It has taken ten months for the architects of the Mayor-in-Council system to realise it is a monumental disaster and should be consigned to the scrap-heap. But even as Mumbai will be relieved to hear good sense has broken out in the corridors of power, it must brace itself for fresh disappointments and trouble.
The government does not appear to have thought through the whole exercise. In any case, it has not revealed whether the old BMC Act will be revived in toto, whether it intends to supercede the BMC during the transition from new to old system or whether it has any other ideas. As the hasty scrapping of the Enron contract and the hasty introduction of the MiC show, it is characteristic of this government to rush into far-reaching decisions first and start thinking about the consequences later.
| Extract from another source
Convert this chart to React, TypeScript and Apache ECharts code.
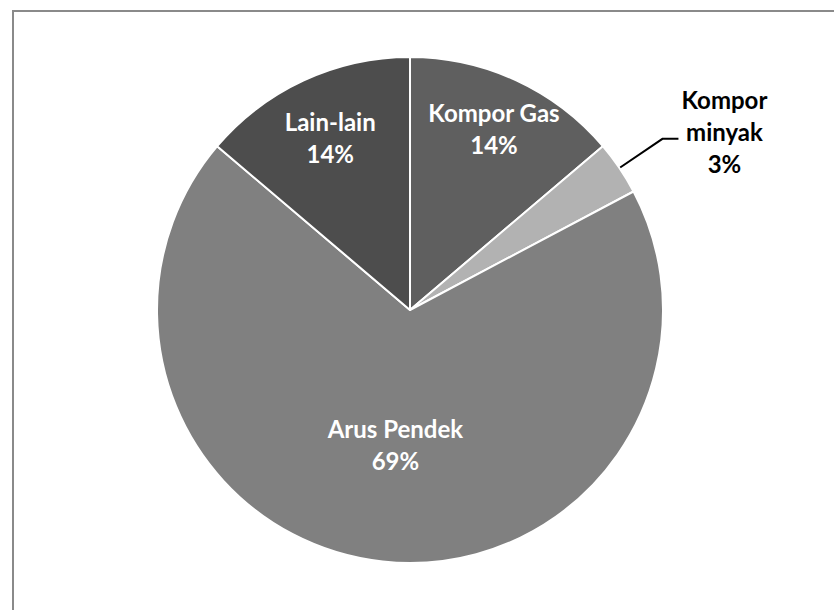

Finally, there is evidence that financial mismanagement worsened pushing the BMC towards bankruptcy. The budget deficit of Rs 614 crore, the prospect of a Rs 900 crore deficit next year and desperate moves todip into the PF account and reserves rang alarm bells in Mantralaya and sent Chief Minister Rane hotfoot to New Delhi looking for a bailout.
It is politically shrewd for the Shiv Sena and BJP to kill off their creation, the MiC, in order to distance themselves quickly from the raging mess in the BMC. But who is going to clean the Augean stables and how? Both the State and Centre face a resource crunch. One way or another, Mumbai will end up paying for this ten-month march of folly.